If CRT isn’t being taught in K-12 schools, then what are children actually learning about race at school? School curricula around race tend to follow best practices in pedagogy by teaching topics in a way that’s developmentally appropriate. In a younger classroom, this might include reading books by Black authors or books that mention and label racial differences.
Some teachers might also include history lessons that mention histories of racial inequity, like slavery and Jim Crow laws, in American society. For older students, teachers might give lessons about activism and the fight for civil rights for Black people over the course of the 20th century through today.
But the reality is that white students learn a lot more about race and racism than what’s taught by their teachers. They also learn through their interactions with their peers, or through noticing who is and is not present in their schools. For instance, students attending heavily segregated schools without a diverse student population tend to have less awareness of different experiences based on race and the struggles of people different from them. Therefore, it’s even more important that kids are taught this history and introduced to new perspectives during their time at school.
What Are the Benefits of Learning About Race?
Research consistently shows the benefits of learning about and talking about race, especially for white children. Researchers have examined when children start to notice race and racial differences, finding that kids as young as three years old can not only notice racial differences but start to develop ideas about how people of different races behave.
As adults, we might sometimes shy away from talking about race because we feel like we don’t know the right thing to say, or we believe that by not talking about race, racism will just go away. Unfortunately, that isn’t the case. In fact, research shows that taking a race-neutral or color-evasive approach can create more harm than good. By teaching children about race, and having conversations about race from an early age, we can equip children to feel prepared to have these conversations with others.
How to Talk to Your Kids About Race
As a parent, you want to equip your child with the tools they need to navigate the world and build relationships with people from different backgrounds. Being able to talk about race and racial differences is a crucial skill that you can develop together.
You might feel like you’re not sure how to approach conversations about race, or you might feel worried that you’ll say the “wrong” thing. Just like any other aspect of parenting, you might make mistakes, and that’s okay.

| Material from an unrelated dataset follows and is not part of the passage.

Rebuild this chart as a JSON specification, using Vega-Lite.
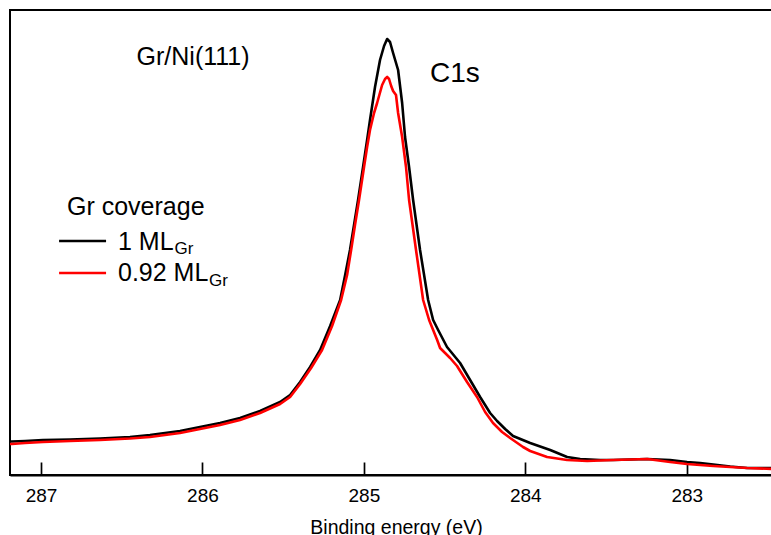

Embrace imperfection and focus on connecting authentically with your child.
If you’re ready to start the conversation, here are some things to try:
Use tools like age-appropriate books, TV shows, and race-dialogue resources to initiate conversations with your child. With younger children, this might mean something as small as reading a book together that features characters from different racial backgrounds. For older kids, you can think about having conversations about racial stereotypes or injustices that they might see portrayed in the media. Use these tools as a jumping-off point for a conversation.
Meet Your Child at Their Level
Share information and ask questions of your child in a developmentally appropriate manner. When there are instances of race-related violence in the media, it’s okay to restrict details that might be overwhelming for your child. Remind your child that they are safe, and create an open space for them to process any emotions they might have.
Make it a Regular Conversation
The first conversation you have with your child about race and racism doesn’t need to be the one and only conversation that you have. Talking to your child about race can be an ongoing dialogue. This might also help relieve some of the pressure of feeling like you have to get the words “just right.”
Stay Open and Curious
The most important thing you can do is stay open, curious, and connected to your child. Make sure your child knows that they can come to you if they have questions or want to process things they see in the media or in their own lives.